* [PROVIDED DATA]:
========================
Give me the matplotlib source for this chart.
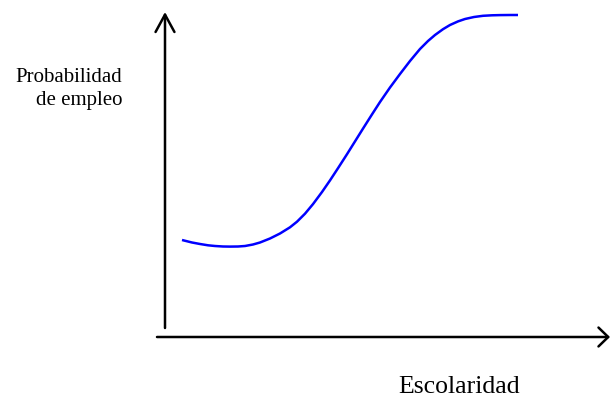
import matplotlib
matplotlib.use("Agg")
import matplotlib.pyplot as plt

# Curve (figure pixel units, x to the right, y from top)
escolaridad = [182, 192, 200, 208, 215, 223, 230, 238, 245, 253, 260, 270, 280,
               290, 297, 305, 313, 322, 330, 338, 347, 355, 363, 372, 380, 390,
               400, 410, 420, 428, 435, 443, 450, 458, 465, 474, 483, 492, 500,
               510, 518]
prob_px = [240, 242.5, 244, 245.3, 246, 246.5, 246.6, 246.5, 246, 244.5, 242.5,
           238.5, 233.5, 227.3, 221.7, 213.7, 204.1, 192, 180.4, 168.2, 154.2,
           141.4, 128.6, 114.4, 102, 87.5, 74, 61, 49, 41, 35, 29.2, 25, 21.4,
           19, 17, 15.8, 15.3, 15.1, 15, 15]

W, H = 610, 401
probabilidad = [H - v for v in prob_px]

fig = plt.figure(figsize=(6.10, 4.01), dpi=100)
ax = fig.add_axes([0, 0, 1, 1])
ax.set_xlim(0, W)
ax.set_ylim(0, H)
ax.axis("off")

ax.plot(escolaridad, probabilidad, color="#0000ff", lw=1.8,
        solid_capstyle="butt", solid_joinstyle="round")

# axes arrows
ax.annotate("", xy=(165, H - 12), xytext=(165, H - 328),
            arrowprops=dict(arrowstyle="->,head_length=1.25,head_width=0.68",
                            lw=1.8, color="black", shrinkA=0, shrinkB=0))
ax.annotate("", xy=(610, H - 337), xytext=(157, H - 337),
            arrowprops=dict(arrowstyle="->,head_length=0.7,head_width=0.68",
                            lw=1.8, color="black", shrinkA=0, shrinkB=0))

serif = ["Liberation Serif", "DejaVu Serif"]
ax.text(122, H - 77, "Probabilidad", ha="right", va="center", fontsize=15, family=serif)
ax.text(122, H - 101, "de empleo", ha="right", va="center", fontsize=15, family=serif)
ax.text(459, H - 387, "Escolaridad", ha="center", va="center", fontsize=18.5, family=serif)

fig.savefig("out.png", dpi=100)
========================
* [DESCRIPTION OF THE TASK]:
For the data above, state how many lines contain "matplotlib"; the number is the whole answer.

* [OUTPUT FOR THIS EXERCISE]:
4